Aang and Appa are awoken a hundred years later by two siblings of Southern Water Tribe origin, Katara and Sokka. Aang learns that the Fire Nation started a war a hundred years earlier, just after his disappearance. The Fire Nation's opening move in its campaign for global conquest was to launch a genocidal attack on the Air Nomads which drove Aang's entire race to extinction, thus making him "the last airbender" left alive. He realizes that he must fulfill his destiny of becoming a fully realized Avatar and return balance to the world by defeating the Fire Nation. Aang sets out to master the three unlearned elements: water, earth, and fire. With Katara and Sokka, Aang decides to head first to the North Pole to find a waterbending master.
Aang soon discovers that Sozin's Comet, which Fire Lord Sozin used as a power supply to start the Hundred Year War, will return in the coming summer, giving the Fire Nation enough power to ultimately accomplish victory. Aang realizes that he must master all four elements and end the War before this time. For most of their journey to the North Pole, the group is pursued by Zuko, a banished Fire Nation prince and son of Fire Lord Ozai who is obsessed with capturing Aang to restore his lost honor.
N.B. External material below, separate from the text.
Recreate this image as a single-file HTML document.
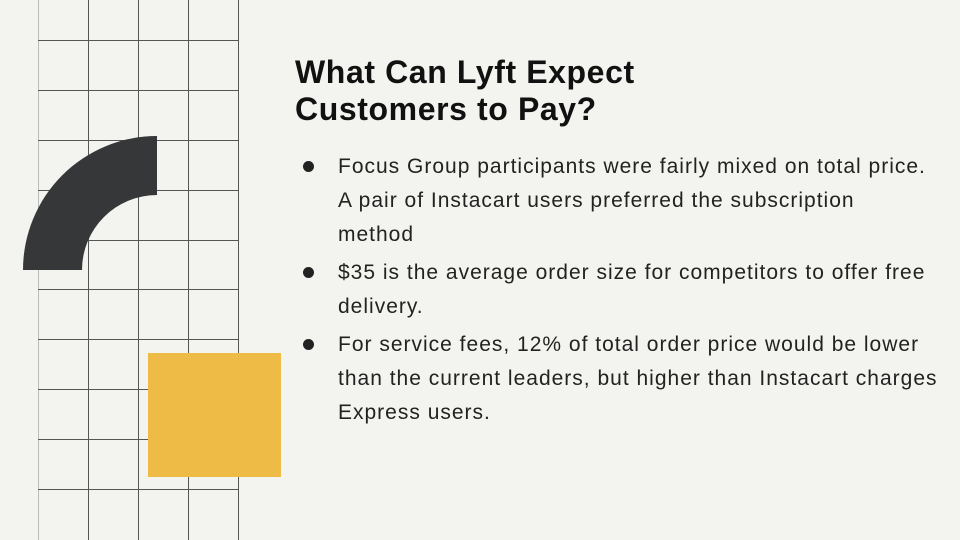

After leaving the North Pole and mastering waterbending, Aang travels to the Earth Kingdom to master earthbending. There, the group meets Toph, a blind earthbending prodigy who becomes Aang's second teacher. The heroes discover information about an upcoming solar eclipse which would leave the Fire Nation powerless and open to invasion. They struggle to reach the Earth King with this vital information, but are detoured by Appa's kidnapping. The psychologically self-tormented Zuko, his sister Azula, and her two friends Mai and Ty Lee chase the group as they struggle to reach Ba Sing Se. Azula engineers a coup from within that topples the Earth King and destroys any hope of a large-scale invasion of the Fire Nation.